YOUR INSTRUCTIONS:
Copy the material that follows word for word and omit its pictures.

RECORDED DATA:
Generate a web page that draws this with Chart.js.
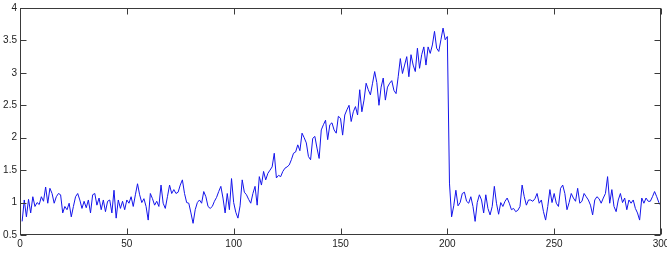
<!DOCTYPE html>
<html>
<head>
  <meta charset="UTF-8">
  <title>Signal</title>
  <script src="https://cdn.jsdelivr.net/npm/chart.js"></script>
  <style>
    html, body { margin: 0; padding: 0; background: #fff; }
    .wrap { width: 667px; height: 259px; position: relative; }
  </style>
</head>
<body>
  <div class="wrap"><canvas id="sig"></canvas></div>
  <script>
    // signal values, sample 1..300
    const ys = [
      0.71, 1.04, 0.78, 1.05, 0.84, 1.09, 0.94, 1.00, 0.97, 1.09,
      1.02, 1.24, 0.99, 1.22, 1.14, 0.99, 1.09, 1.14, 1.12, 0.84,
      0.94, 0.89, 0.99, 0.78, 0.94, 1.09, 1.14, 1.04, 0.91, 1.02,
      0.92, 1.04, 0.84, 1.12, 1.14, 0.96, 1.07, 0.89, 1.04, 0.86,
      1.02, 1.04, 0.84, 1.19, 0.76, 1.04, 0.91, 1.02, 0.89, 1.04,
      0.99, 1.09, 0.94, 1.12, 1.29, 1.12, 1.00, 1.06, 0.94, 0.73,
      1.14, 1.06, 0.96, 1.02, 0.94, 1.27, 0.99, 0.91, 1.09, 1.27,
      1.14, 1.20, 1.14, 1.16, 1.27, 1.35, 1.14, 1.00, 0.99, 0.84,
      0.68, 0.89, 1.00, 1.04, 0.99, 1.17, 1.09, 0.94, 0.91, 0.94,
      1.02, 1.08, 1.17, 1.25, 1.07, 0.84, 1.14, 0.89, 1.37, 1.00,
      0.85, 0.76, 0.95, 1.35, 1.16, 1.12, 1.05, 0.99, 1.14, 1.25,
      0.96, 1.40, 1.27, 1.48, 1.35, 1.45, 1.50, 1.55, 1.76, 1.38,
      1.42, 1.40, 1.48, 1.53, 1.55, 1.58, 1.66, 1.76, 1.78, 1.89,
      1.80, 2.07, 2.00, 1.92, 1.71, 1.66, 1.99, 2.02, 1.84, 1.68,
      2.12, 2.20, 2.27, 1.97, 2.20, 2.23, 2.12, 2.07, 2.33, 2.30,
      2.04, 2.35, 2.43, 2.50, 2.25, 2.40, 2.48, 2.35, 2.74, 2.40,
      2.58, 2.84, 2.74, 2.66, 2.84, 3.02, 2.85, 2.50, 2.78, 2.92,
      2.58, 2.78, 2.84, 2.88, 2.73, 2.68, 2.94, 3.22, 2.99, 3.12,
      3.25, 2.94, 3.28, 3.12, 3.02, 3.38, 3.07, 3.28, 3.40, 3.12,
      3.40, 3.30, 3.43, 3.64, 3.38, 3.33, 3.51, 3.69, 3.51, 3.56,
      1.30, 0.78, 0.95, 1.19, 0.95, 1.00, 1.14, 1.16, 1.02, 0.99,
      1.09, 0.94, 0.71, 1.00, 1.12, 1.04, 0.84, 1.12, 0.91, 0.81,
      0.94, 1.25, 0.99, 0.82, 1.00, 0.94, 1.02, 1.07, 0.99, 0.89,
      0.91, 0.86, 0.88, 0.94, 1.27, 1.09, 0.96, 1.04, 1.04, 1.02,
      1.06, 1.14, 0.99, 1.04, 0.86, 0.73, 0.94, 1.20, 1.00, 1.14,
      0.99, 0.94, 1.22, 1.27, 1.14, 0.89, 1.00, 1.14, 1.07, 1.02,
      1.22, 0.99, 1.02, 1.14, 1.09, 1.04, 0.96, 0.81, 1.04, 1.09,
      1.06, 0.99, 1.07, 1.14, 1.40, 0.99, 1.20, 0.94, 0.86, 1.04,
      1.14, 1.00, 1.07, 0.89, 1.04, 0.99, 1.04, 0.91, 0.84, 0.73,
      1.07, 0.99, 1.07, 1.02, 1.02, 1.09, 1.17, 1.09, 1.00, 0.95
    ];
    const xTicks = [0, 50, 100, 150, 200, 250, 300];
    const yTicks = [0.5, 1, 1.5, 2, 2.5, 3, 3.5, 4];

    const points = ys.map((v, i) => ({ x: i + 1, y: v }));

    // matlab style box with inward ticks on all four sides
    const boxTicks = {
      id: 'boxTicks',
      afterDraw(chart) {
        const { ctx, chartArea: a, scales: { x, y } } = chart;
        const L = Math.round(a.left) + 0.5, R = Math.round(a.right) - 0.5;
        const T = Math.round(a.top) + 0.5, B = Math.round(a.bottom) - 0.5;
        const len = 6;
        ctx.save();
        ctx.strokeStyle = '#3a3a3a';
        ctx.lineWidth = 1;
        ctx.strokeRect(L, T, R - L, B - T);
        ctx.beginPath();
        xTicks.forEach(v => {
          const px = Math.round(x.getPixelForValue(v)) + 0.5;
          ctx.moveTo(px, B); ctx.lineTo(px, B - len);
          ctx.moveTo(px, T); ctx.lineTo(px, T + len);
        });
        yTicks.forEach(v => {
          const py = Math.round(y.getPixelForValue(v)) + 0.5;
          ctx.moveTo(L, py); ctx.lineTo(L + len, py);
          ctx.moveTo(R, py); ctx.lineTo(R - len, py);
        });
        ctx.stroke();
        ctx.restore();
      }
    };

    const tickFont = { family: 'Arial, "Liberation Sans", sans-serif', size: 10, weight: 'normal' };

    new Chart(document.getElementById('sig'), {
      type: 'line',
      data: {
        datasets: [{
          data: points,
          borderColor: 'rgb(20,20,235)',
          borderWidth: 1,
          pointRadius: 0,
          tension: 0,
          fill: false
        }]
      },
      options: {
        responsive: true,
        maintainAspectRatio: false,
        animation: false,
        events: [],
        layout: { padding: { top: 8, right: 6, left: 0, bottom: 0 } },
        plugins: { legend: { display: false }, tooltip: { enabled: false } },
        scales: {
          x: {
            type: 'linear',
            min: 0, max: 300,
            grid: { display: false, drawTicks: false },
            border: { display: false },
            afterBuildTicks: s => { s.ticks = xTicks.map(v => ({ value: v })); },
            afterFit: s => { s.height = 24; s.paddingLeft = 0; s.paddingRight = 0; },
            ticks: { color: '#222', font: tickFont, padding: 3, maxRotation: 0, callback: v => String(v) }
          },
          y: {
            min: 0.5, max: 4,
            grid: { display: false, drawTicks: false },
            border: { display: false },
            afterBuildTicks: s => { s.ticks = yTicks.map(v => ({ value: v })); },
            afterFit: s => { s.width = 20; s.paddingTop = 0; s.paddingBottom = 0; },
            ticks: { color: '#222', font: tickFont, padding: 3, callback: v => String(v) }
          }
        }
      },
      plugins: [boxTicks]
    });
  </script>
</body>
</html>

FINISHED EXERCISE:
Generate a web page that draws this with Chart.js.
<!DOCTYPE html>
<html>
<head>
  <meta charset="UTF-8">
  <title>Signal</title>
  <script src="https://cdn.jsdelivr.net/npm/chart.js"></script>
  <style>
    html, body { margin: 0; padding: 0; background: #fff; }
    .wrap { width: 667px; height: 259px; position: relative; }
  </style>
</head>
<body>
  <div class="wrap"><canvas id="sig"></canvas></div>
  <script>
    // signal values, sample 1..300
    const ys = [
      0.71, 1.04, 0.78, 1.05, 0.84, 1.09, 0.94, 1.00, 0.97, 1.09,
      1.02, 1.24, 0.99, 1.22, 1.14, 0.99, 1.09, 1.14, 1.12, 0.84,
      0.94, 0.89, 0.99, 0.78, 0.94, 1.09, 1.14, 1.04, 0.91, 1.02,
      0.92, 1.04, 0.84, 1.12, 1.14, 0.96, 1.07, 0.89, 1.04, 0.86,
      1.02, 1.04, 0.84, 1.19, 0.76, 1.04, 0.91, 1.02, 0.89, 1.04,
      0.99, 1.09, 0.94, 1.12, 1.29, 1.12, 1.00, 1.06, 0.94, 0.73,
      1.14, 1.06, 0.96, 1.02, 0.94, 1.27, 0.99, 0.91, 1.09, 1.27,
      1.14, 1.20, 1.14, 1.16, 1.27, 1.35, 1.14, 1.00, 0.99, 0.84,
      0.68, 0.89, 1.00, 1.04, 0.99, 1.17, 1.09, 0.94, 0.91, 0.94,
      1.02, 1.08, 1.17, 1.25, 1.07, 0.84, 1.14, 0.89, 1.37, 1.00,
      0.85, 0.76, 0.95, 1.35, 1.16, 1.12, 1.05, 0.99, 1.14, 1.25,
      0.96, 1.40, 1.27, 1.48, 1.35, 1.45, 1.50, 1.55, 1.76, 1.38,
      1.42, 1.40, 1.48, 1.53, 1.55, 1.58, 1.66, 1.76, 1.78, 1.89,
      1.80, 2.07, 2.00, 1.92, 1.71, 1.66, 1.99, 2.02, 1.84, 1.68,
      2.12, 2.20, 2.27, 1.97, 2.20, 2.23, 2.12, 2.07, 2.33, 2.30,
      2.04, 2.35, 2.43, 2.50, 2.25, 2.40, 2.48, 2.35, 2.74, 2.40,
      2.58, 2.84, 2.74, 2.66, 2.84, 3.02, 2.85, 2.50, 2.78, 2.92,
      2.58, 2.78, 2.84, 2.88, 2.73, 2.68, 2.94, 3.22, 2.99, 3.12,
      3.25, 2.94, 3.28, 3.12, 3.02, 3.38, 3.07, 3.28, 3.40, 3.12,
      3.40, 3.30, 3.43, 3.64, 3.38, 3.33, 3.51, 3.69, 3.51, 3.56,
      1.30, 0.78, 0.95, 1.19, 0.95, 1.00, 1.14, 1.16, 1.02, 0.99,
      1.09, 0.94, 0.71, 1.00, 1.12, 1.04, 0.84, 1.12, 0.91, 0.81,
      0.94, 1.25, 0.99, 0.82, 1.00, 0.94, 1.02, 1.07, 0.99, 0.89,
      0.91, 0.86, 0.88, 0.94, 1.27, 1.09, 0.96, 1.04, 1.04, 1.02,
      1.06, 1.14, 0.99, 1.04, 0.86, 0.73, 0.94, 1.20, 1.00, 1.14,
      0.99, 0.94, 1.22, 1.27, 1.14, 0.89, 1.00, 1.14, 1.07, 1.02,
      1.22, 0.99, 1.02, 1.14, 1.09, 1.04, 0.96, 0.81, 1.04, 1.09,
      1.06, 0.99, 1.07, 1.14, 1.40, 0.99, 1.20, 0.94, 0.86, 1.04,
      1.14, 1.00, 1.07, 0.89, 1.04, 0.99, 1.04, 0.91, 0.84, 0.73,
      1.07, 0.99, 1.07, 1.02, 1.02, 1.09, 1.17, 1.09, 1.00, 0.95
    ];
    const xTicks = [0, 50, 100, 150, 200, 250, 300];
    const yTicks = [0.5, 1, 1.5, 2, 2.5, 3, 3.5, 4];

    const points = ys.map((v, i) => ({ x: i + 1, y: v }));

    // matlab style box with inward ticks on all four sides
    const boxTicks = {
      id: 'boxTicks',
      afterDraw(chart) {
        const { ctx, chartArea: a, scales: { x, y } } = chart;
        const L = Math.round(a.left) + 0.5, R = Math.round(a.right) - 0.5;
        const T = Math.round(a.top) + 0.5, B = Math.round(a.bottom) - 0.5;
        const len = 6;
        ctx.save();
        ctx.strokeStyle = '#3a3a3a';
        ctx.lineWidth = 1;
        ctx.strokeRect(L, T, R - L, B - T);
        ctx.beginPath();
        xTicks.forEach(v => {
          const px = Math.round(x.getPixelForValue(v)) + 0.5;
          ctx.moveTo(px, B); ctx.lineTo(px, B - len);
          ctx.moveTo(px, T); ctx.lineTo(px, T + len);
        });
        yTicks.forEach(v => {
          const py = Math.round(y.getPixelForValue(v)) + 0.5;
          ctx.moveTo(L, py); ctx.lineTo(L + len, py);
          ctx.moveTo(R, py); ctx.lineTo(R - len, py);
        });
        ctx.stroke();
        ctx.restore();
      }
    };

    const tickFont = { family: 'Arial, "Liberation Sans", sans-serif', size: 10, weight: 'normal' };

    new Chart(document.getElementById('sig'), {
      type: 'line',
      data: {
        datasets: [{
          data: points,
          borderColor: 'rgb(20,20,235)',
          borderWidth: 1,
          pointRadius: 0,
          tension: 0,
          fill: false
        }]
      },
      options: {
        responsive: true,
        maintainAspectRatio: false,
        animation: false,
        events: [],
        layout: { padding: { top: 8, right: 6, left: 0, bottom: 0 } },
        plugins: { legend: { display: false }, tooltip: { enabled: false } },
        scales: {
          x: {
            type: 'linear',
            min: 0, max: 300,
            grid: { display: false, drawTicks: false },
            border: { display: false },
            afterBuildTicks: s => { s.ticks = xTicks.map(v => ({ value: v })); },
            afterFit: s => { s.height = 24; s.paddingLeft = 0; s.paddingRight = 0; },
            ticks: { color: '#222', font: tickFont, padding: 3, maxRotation: 0, callback: v => String(v) }
          },
          y: {
            min: 0.5, max: 4,
            grid: { display: false, drawTicks: false },
            border: { display: false },
            afterBuildTicks: s => { s.ticks = yTicks.map(v => ({ value: v })); },
            afterFit: s => { s.width = 20; s.paddingTop = 0; s.paddingBottom = 0; },
            ticks: { color: '#222', font: tickFont, padding: 3, callback: v => String(v) }
          }
        }
      },
      plugins: [boxTicks]
    });
  </script>
</body>
</html>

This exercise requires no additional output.